In the U.S., credit card debt has recently topped $1 trillion, and of those American households that have credit card debt, the average household owes an astounding $16,048. If you consider that in 2016, only 17 states mandated that all high school students take a personal finance, it’s safe to assume that credit card debt will only go up. Tossing our young adults out into the world without any real education on how to manage their finances is just adding fuel to the already out-of-control inferno.
What can you do? Besides talking to your school’s educators, the Department of Education, and your state’s representatives about financial education mandates for all schools, there are some steps you can take at home to ensure that your children have the skills they need to lead a life free of major debt.
How do I teach my child about financial responsibility?
Children as young as 3 years old can understand the basic concept of saving money; begin their lessons as early as you can. Start with lessons about how to buy something you want, even though it means waiting. We live in a society of instant gratification, where we can watch anything on TV at any time, get information instantly with our phones, and can purchase anything our hearts desire on the Internet with a few clicks. The sooner you can teach your children that some things require a bit of patience, the better off they’ll be.
Play “Store” with your little one. Set up a store using toys or boxed and canned groceries and give your child play money to make purchases using only the money you’ve given. Mimicking parents’ behavior by shopping is fun for young children; they will love this game and not realize they are learning.

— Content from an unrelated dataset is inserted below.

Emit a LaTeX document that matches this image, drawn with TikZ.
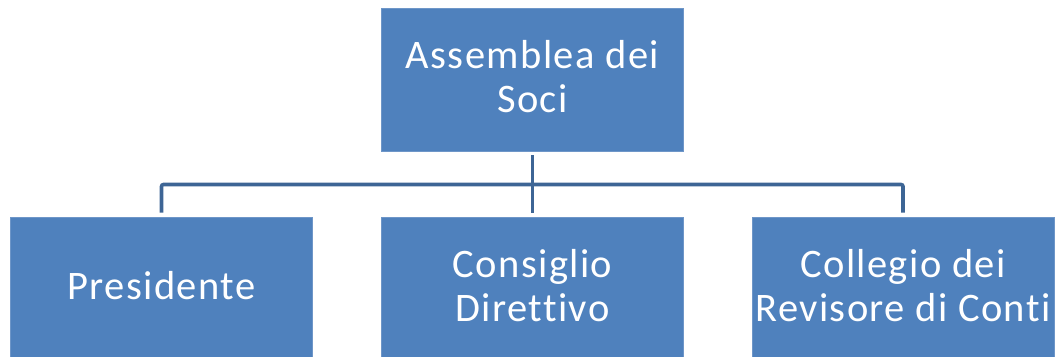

When your young child finds a desired toy, have him or her start saving for it. Keep reminding the child of the goal. Make sure this is an easily attainable goal to ensure success. When the child finally has enough money saved, make a special trip to the store for the purchase.
Want vs. Need
There is a big difference between want and need, and the sooner you can teach your child this concept, the sooner you’ll eliminate those meltdowns at the store. The grocery store is a great place for this lesson. As you shop, ask your child, “Want or Need?” for each item. Healthy items are needs, while cookies and candy are wants. Allow the child to pick out one or two want items, but stress that these are merely treats.
Teach your child the importance of sticking to a budget. Give yourself a realistic budget for the grocery store, and have your child help you find ways to purchase the items you need while staying under budget. Offer a prize for staying under budget, and bring a calculator to allow the child to help you track spending. Show how much you can save by using coupons and buying store brands. This will teach your child how to be a smart consumer in adulthood.
Many people believe that chores shouldn’t equate to money, that they are simply a responsibility for being part of a family. While this may be true, having your child earn money before old enough to get an actual job is an important tool in teaching financial lessons that will carry into adulthood. If your belief is that your child shouldn’t receive a reward for doing chores, you could still set up extra chores that offer a little money. This will help teach the importance of saving.
Some people have found that allowances don’t work with older kids who may think the money isn’t worth the hard work. If this is the case, talk to your child about what you provide for them, such as food, clothing, shelter, and transportation. State that none of it is free, but chores are a way to pay it back. If your child puts up an argument, add a chore to the list. If that doesn’t work, add another chore to the list. For this to be effective, make sure that you’re not simply buying everything the child wants.
If your child has an allowance, go ahead and set up two or three jars or banks for the money. A portion of the total should go in the “Spend” bank, usable on whatever he or she wants. Another portion goes into a “Save” bank, which is not to be touched. The optional final portion can go into the third jar called “Give.” Allow your child to choose a charity to support.
Continuing this practice even as your child ages and gets a job and bank account will teach the skill of saving, that it’s OK to spend some money on things you want, and the importance of giving to those in need.
Lead by Example
Doing these exercises with your children means nothing if you are not leading by example. It’s never too late to start being financially responsible yourself. Don’t shield your older children from mistakes you’ve made; they can learn from them as well. Seek the help of a financial planner to come up with a strategy, and show your children your goals as well as how you plan to meet them.
By considering personal finance one of the important lessons you teach your children as they grow, you’re giving them the skills they need to be successful happy adults without a big cloud of debt hanging over their heads.